A while back, the Chief Judge in the State of New York issued an order that was a commonsense approach to robo-signing. He ordered each lawyer representing a foreclosing bank to submit an affidavit about their own investigation of their own case and the reliability of the documents they were presenting to the court. He ordered that no case could proceed until this affidavit, which would make the lawyer liable for sanctions and perjury if falsely issued, was filed with the court.
It was a great idea, though bank lawyers have resisted doing it and lower court judges have, self destructively in my opinion, been lax about enforcing it. Had they been strict in enforcement their clogged docket would be much emptier, I assure you.

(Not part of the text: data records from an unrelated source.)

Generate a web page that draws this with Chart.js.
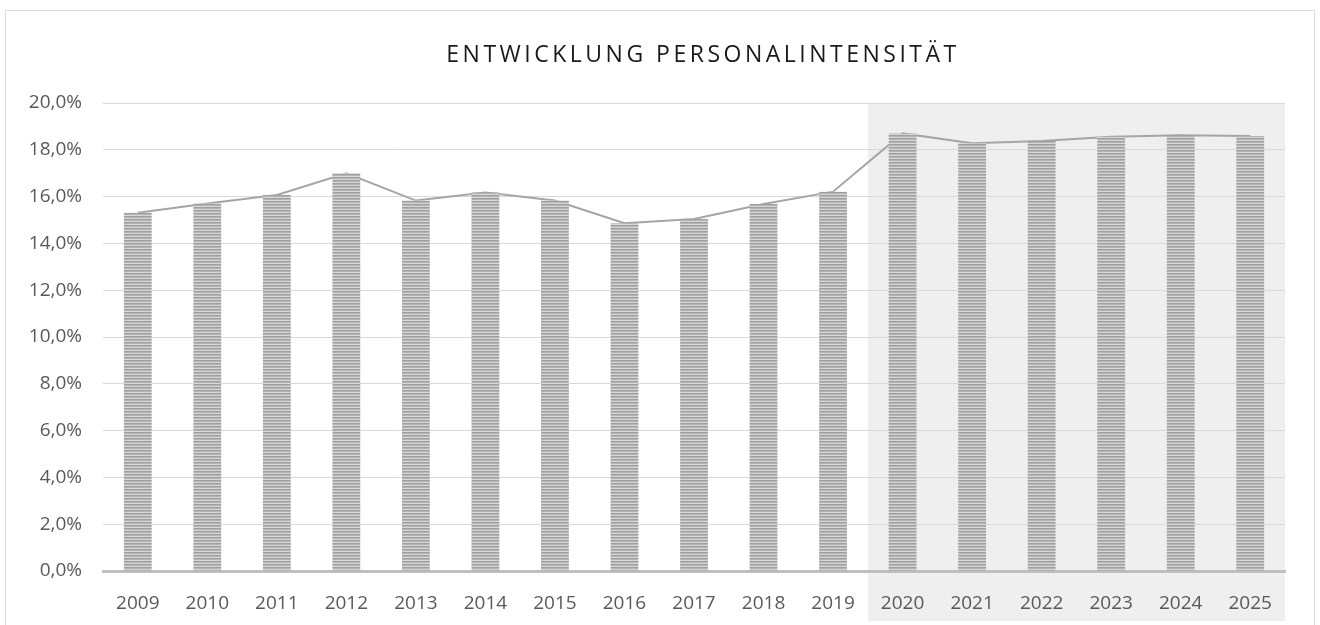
<!DOCTYPE html>
<html>
<head>
<meta charset="utf-8">
<title>Entwicklung Personalintensität</title>
<script src="https://cdn.jsdelivr.net/npm/chart.js@4.4.1/dist/chart.umd.min.js"></script>
<style>
  html, body { margin: 0; padding: 0; background: #fff; }
  #wrap { position: relative; width: 1320px; height: 625px; overflow: hidden; }
  #frame { position: absolute; left: 5px; top: 10px; width: 1308px; height: 700px; border: 1px solid #d9d9d9; }
  #myChart { position: absolute; left: 0; top: 0; }
  #title {
    position: absolute; left: 112px; width: 1182px; top: 37px;
    text-align: center; font-family: "Open Sans", sans-serif; font-size: 23px;
    letter-spacing: 3.5px; color: #1a1a1a;
  }
</style>
</head>
<body>
<div id="wrap">
  <div id="frame"></div>
  <canvas id="myChart" width="1320" height="625"></canvas>
  <div id="title">ENTWICKLUNG PERSONALINTENSITÄT</div>
</div>
<script>
// values (percent)
const years = ["2009", "2010", "2011", "2012", "2013", "2014", "2015", "2016", "2017",
  "2018", "2019", "2020", "2021", "2022", "2023", "2024", "2025"];
const intensity = [15.31, 15.71, 16.07, 17.0, 15.83, 16.17, 15.83, 14.86, 15.04,
  15.68, 16.21, 18.7, 18.28, 18.38, 18.56, 18.62, 18.59];
const yTicks = [0, 2, 4, 6, 8, 10, 12, 14, 16, 18, 20];
const forecastFrom = "2020"; // shaded part of the chart

const tickFont = { family: "Open Sans", size: 19 };

function stripes(ctx) {
  // horizontal hatch like the bars in the original
  const c = document.createElement("canvas");
  c.width = 4;
  c.height = 3;
  const g = c.getContext("2d");
  g.fillStyle = "#d6d6d6";
  g.fillRect(0, 0, 4, 3);
  g.fillStyle = "#a0a0a0";
  g.fillRect(0, 0, 4, 1);
  g.fillStyle = "#b4b4b4";
  g.fillRect(0, 1, 4, 1);
  return ctx.createPattern(c, "repeat");
}

// grey box behind the forecast years
const shadePlugin = {
  id: "shade",
  beforeDraw(chart) {
    const { ctx, chartArea, scales } = chart;
    const x = scales.x;
    const i = years.indexOf(forecastFrom);
    const half = (x.getPixelForValue(1) - x.getPixelForValue(0)) / 2;
    const left = x.getPixelForValue(i) - half;
    ctx.save();
    ctx.fillStyle = "#efefef";
    ctx.fillRect(left, chartArea.top, chartArea.right - left, chartArea.bottom - chartArea.top + 50);
    ctx.restore();
  }
};

function initChart() {
  const canvas = document.querySelector("#myChart");
  const ctx = canvas.getContext("2d");

  const data = {
    labels: years,
    datasets: [
      {
        type: "bar",
        data: intensity,
        backgroundColor: stripes(ctx),
        barPercentage: 0.4,
        categoryPercentage: 1,
        order: 1
      },
      {
        type: "line",
        data: intensity,
        borderColor: "#a5a5a5",
        borderWidth: 2,
        pointRadius: 0,
        tension: 0,
        order: 2
      }
    ]
  };

  const config = {
    type: "bar",
    data: data,
    options: {
      responsive: false,
      animation: false,
      layout: { padding: { top: 103, right: 35, left: 0, bottom: 0 } },
      plugins: { legend: { display: false }, tooltip: { enabled: false } },
      scales: {
        x: {
          grid: { display: false, drawTicks: false },
          border: { display: true, color: "#bfbfbf", width: 3 },
          ticks: { color: "#595959", font: tickFont, padding: 21, maxRotation: 0 },
          afterFit: (scale) => { scale.height = 54; }
        },
        y: {
          min: 0,
          max: 20,
          afterBuildTicks: (scale) => { scale.ticks = yTicks.map((v) => ({ value: v })); },
          grid: { color: "#d9d9d9", lineWidth: 1, drawTicks: false },
          border: { display: false },
          ticks: {
            color: "#595959",
            font: tickFont,
            padding: 21,
            callback: (v) => v.toFixed(1).replace(".", ",") + "%"
          },
          afterFit: (scale) => { scale.width = 103; }
        }
      }
    },
    plugins: [shadePlugin]
  };

  return new Chart(canvas, config);
}

document.addEventListener("DOMContentLoaded", () => initChart());
</script>
</body>
</html>
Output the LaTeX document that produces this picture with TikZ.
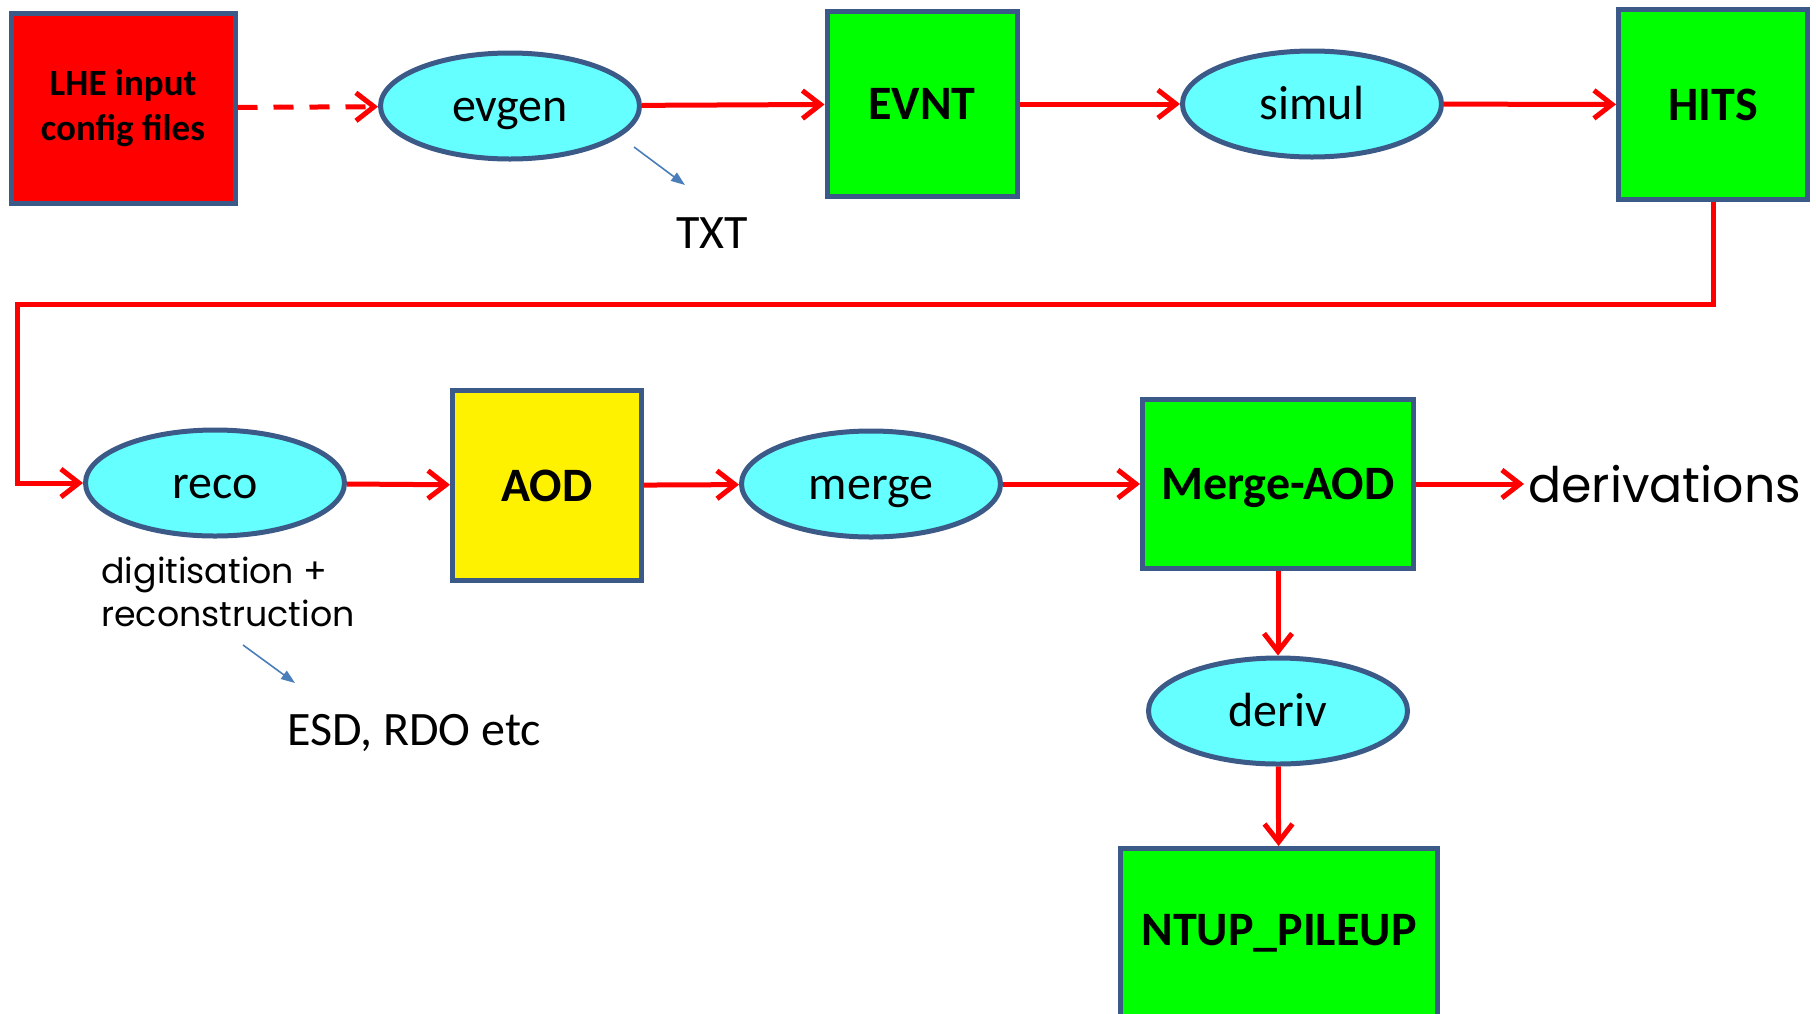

Now in the wake of the sellout 49 state AG settlement, Judge Lippman has once again leapt into the breach caused by the utter failure of prosecutors to do their jobs on foreclosure fraud, and has set up a program that may actually help keep homeowners in, you know, their homes. What a concept.
The NYTimes is reporting that Judge Lippman has set up a plan whereby the banks will supply an actual executive, one with authority to modify mortgages, to court where judges will preside over settlement negotiations between the banks and the homeowners. Not exactly cramdown, but a hell of a lot more than the AG’s got.
The New York plan includes an unusual agreement by four banks to send representatives to court who can approve loan modifications. Mortgage settlement conferences have often been paralyzed by repeated requests for information and the absence of anyone with authority.
The Plan is set to begin in Queens County in the spring, and if successful, will expand to the rest of the NYC and the surrounding counties and eventually the rest of the state. The four participating banks are Bank of America, Wells Fargo, Chase and CitiBank. Settlement conferences currently are presided over by court attorneys who lack the power to punish banks who refuse to bargain in good faith or who show up unprepared. The new system will put these conferences in front of judges who have the power to punish the bank, the individual sent by the bank, and/or the lawyer representing the bank.
All of these powers existed before, but the system was not set up to use them. This reorganization, and Lippman’s coup in getting the banks to agree to send someone with settlement authority, should empower lower court judges to get meaningful settlements done.
As with the previous innovation by Judge Lippman, a big factor in its effectiveness will be whether the lower court judges are wise enough to follow his lead and enforce these rules and policies with vigor and gusto.